The buffalo were a critical part of those traditions. Plains Indians relied on bison for food and housing, and the wild buffalo was seen as a sacred animal. At the time, between 30 and 60 million buffalo are thought to have roamed the plains—and Sherman knew that if the buffalo went, so would Native Americans. “The government realized that as long as this food source [and] key cultural element was there,” anthropologist and Native American studies professor S. Neyooxet Greymorning told Indian Country Today, “it would have difficulty getting Indians onto reservations.”

Destroying the buffalo meant destroying Native Americans, so Sherman homed in on the animals. As long as the buffalo roamed, he wrote to fellow general Philip Sheridan in 1868, Native Americans would follow them. “I think it would be wise to invite all the sportsmen of England and America…this fall for a Grand Buffalo hunt,” he wrote, “and make one grand sweep of them all.”

In response, the U.S. Army threw its support and protection behind civilian hunters, who headed west to slaughter buffalo. Though the U.S. Army itself never conducted an organized hunt, it allowed and encouraged soldiers and civilians to kill huge numbers of animals.
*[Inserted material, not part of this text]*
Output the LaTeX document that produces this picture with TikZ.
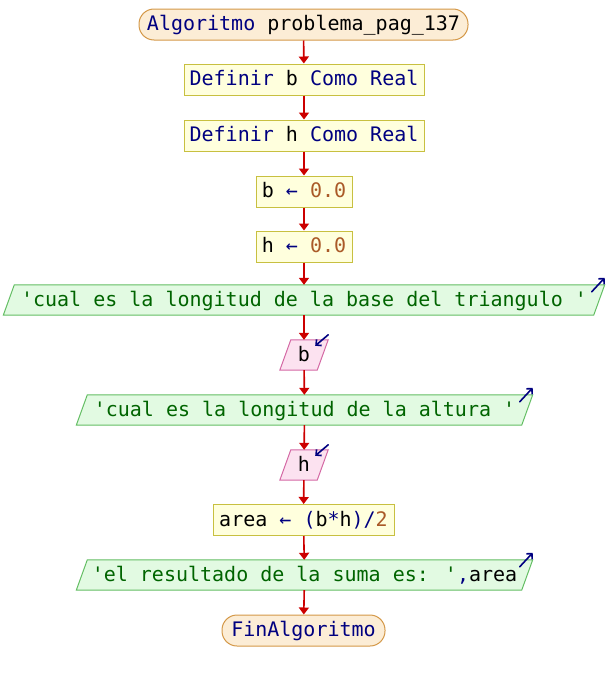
\documentclass[tikz,border=0pt]{standalone}
\usepackage{fontspec}
\usetikzlibrary{arrows.meta,backgrounds}
\newfontfamily\codefont{DejaVu Sans Mono}

\definecolor{termfill}{RGB}{252,237,214}
\definecolor{termline}{RGB}{212,152,72}
\definecolor{procfill}{RGB}{255,255,221}
\definecolor{procline}{RGB}{200,192,64}
\definecolor{outfill}{RGB}{226,250,226}
\definecolor{outline}{RGB}{100,190,100}
\definecolor{infill}{RGB}{252,226,240}
\definecolor{inline}{RGB}{212,104,164}
\definecolor{flowred}{RGB}{204,0,0}
\definecolor{kw}{RGB}{0,0,128}
\definecolor{str}{RGB}{0,100,0}
\definecolor{num}{RGB}{170,90,40}

\newcommand{\kw}[1]{{\color{kw}#1}}
\newcommand{\str}[1]{{\color{str}#1}}
\newcommand{\num}[1]{{\color{num}#1}}
\newcommand{\asg}{{\color{kw}←}}
\newcommand{\q}{\textquotesingle}

% parallelogram behind a text node: #1 node, #2 fill, #3 border
\newcommand{\slantbox}[3]{%
  \begin{scope}[on background layer]
    \filldraw[fill=#2,draw=#3,line width=1pt]
      ([xshift=5.5pt]#1.north west) -- ([xshift=5.5pt]#1.north east) --
      ([xshift=-5.5pt]#1.south east) -- ([xshift=-5.5pt]#1.south west) -- cycle;
  \end{scope}}

\tikzset{
  base/.style={font=\codefont\fontsize{20}{24}\selectfont, inner sep=0pt,
               minimum height=30pt, text height=14pt, text depth=2pt},
  term/.style={base, draw=termline, fill=termfill, line width=1pt,
               rounded corners=15pt, minimum height=31pt},
  proc/.style={base, draw=procline, fill=procfill, line width=1pt,
               minimum height=31pt},
  iobox/.style={base},
  flow/.style={draw=flowred, line width=1.6pt,
               -{Triangle[length=7pt,width=10pt]}},
  icon/.style={draw=kw, line width=1.6pt, line cap=round,
               -{Straight Barb[length=4pt,width=8pt]}}
}

\begin{document}
\begin{tikzpicture}[x=1pt,y=-1pt]
\useasboundingbox (0,0) rectangle (608,680);

\node[term, minimum width=329pt] (start) at (303.5,24.5)
  {\kw{Algoritmo} problema\_pag\_137};
\node[proc, minimum width=240pt] (defb) at (304,79.5)
  {\kw{Definir} b \kw{Como Real}};
\node[proc, minimum width=240pt] (defh) at (304,135.5)
  {\kw{Definir} h \kw{Como Real}};
\node[proc, minimum width=96pt] (setb) at (304,191.5)
  {b \asg{} \num{0.0}};
\node[proc, minimum width=96pt] (seth) at (304,246.5)
  {h \asg{} \num{0.0}};
\node[iobox, minimum width=590pt] (outbase) at (304,300)
  {\str{\q cual es la longitud de la base del triangulo \q}};
\node[iobox, minimum width=37pt] (readb) at (304,355) {b};
\node[iobox, minimum width=445pt] (outheight) at (304.5,410)
  {\str{\q cual es la longitud de la altura \q}};
\node[iobox, minimum width=37pt] (readh) at (304,465) {h};
\node[proc, minimum width=181pt] (area) at (303.5,520)
  {area \asg{} \kw{(}b\kw{*}h\kw{)/}\num{2}};
\node[iobox, minimum width=445pt] (outres) at (304.5,575)
  {\str{\q el resultado de la suma es: \q}\kw{,}area};
\node[term, minimum width=163pt] (fin) at (303.5,630.5)
  {\kw{FinAlgoritmo}};

\slantbox{outbase}{outfill}{outline}
\slantbox{readb}{infill}{inline}
\slantbox{outheight}{outfill}{outline}
\slantbox{readh}{infill}{inline}
\slantbox{outres}{outfill}{outline}

% output markers
\foreach \n in {outbase,outheight,outres}{
  \coordinate (\n-tail) at ([xshift=-7.5pt,yshift=-7pt]\n.north east);
  \coordinate (\n-tip)  at ([xshift=5.5pt,yshift=7pt]\n.north east);
  \draw[icon] (\n-tail) -- (\n-tip);
}
% input markers
\foreach \n in {readb,readh}{
  \coordinate (\n-tail) at ([xshift=5.5pt,yshift=5pt]\n.north east);
  \coordinate (\n-tip)  at ([xshift=-7.5pt,yshift=-6pt]\n.north east);
  \draw[icon] (\n-tail) -- (\n-tip);
}

% flow
\draw[flow] (start) -- (defb);
\draw[flow] (defb) -- (defh);
\draw[flow] (defh) -- (setb);
\draw[flow] (setb) -- (seth);
\draw[flow] (seth) -- (outbase);
\draw[flow] (outbase) -- (readb);
\draw[flow] (readb) -- (outheight);
\draw[flow] (outheight) -- (readh);
\draw[flow] (readh) -- (area);
\draw[flow] (area) -- (outres);
\draw[flow] (outres) -- (fin);
\end{tikzpicture}
\end{document}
One of them was William “Buffalo Bill” Cody, who got his nickname after killing a reported 4,280 buffalo during an 18-month period. Cody was escorted by the U.S. Army during numerous hunting contests, competing against fellow hunters to bring back the most buffalo tongues. And so-called “hide hunters”—supported by Sherman’s army—killed and skinned tens of thousands of buffalo, creating a new leather alternative and a bustling industry that relied on buffalo skins.

By 1873, buffalo were nearly extinct. “Where there were myriads of buffalo,” wrote U.S. Army colonel Richard Irving Dodge, “there were now myriads of carcasses. The air was foul with a sickening stench, and the vast plain…was a dead, solitary, putrid desert.” Yet Sherman still argued that the United States needed to keep killing buffalo to subjugate Native Americans.

It worked: By the early 20th century, only 325 buffalo remained in the entire country. Historians now attribute nearly three quarters of Native American population decline to westward expansion. Between 1800 and 1890, the Native American population dropped from around 600,000 to just 228,000.

Buffalo Bill
Library of Congress/Corbis/VCG via Getty Images
Buffalo Bill.

By the time Sherman retired in 1884, he had succeeded in forcing Plains Indians onto reservations. As historian David D. Smits writes, “With the mainstay of their diet gone, the Indians had no choice but to accept a servile fate on a reservation where they could subsist on government handouts.” And in the words of the Sioux leader Sitting Bull, “a cold wind blew across the prairie when the last buffalo fell—a death-wind for my people.”

Ironically, Sherman himself was named after a Native American peacekeeper, Tecumseh. The Shawnee chief formed and led a large confederacy of tribes that fought the United States during the War of 1812. Americans admired Tecumseh’s ability to bring together different tribes and fight with what they saw as noble intentions.

Like Tecumseh, Sherman was a savvy leader—but unlike the chief, he fought not to preserve Native American culture, but to destroy it.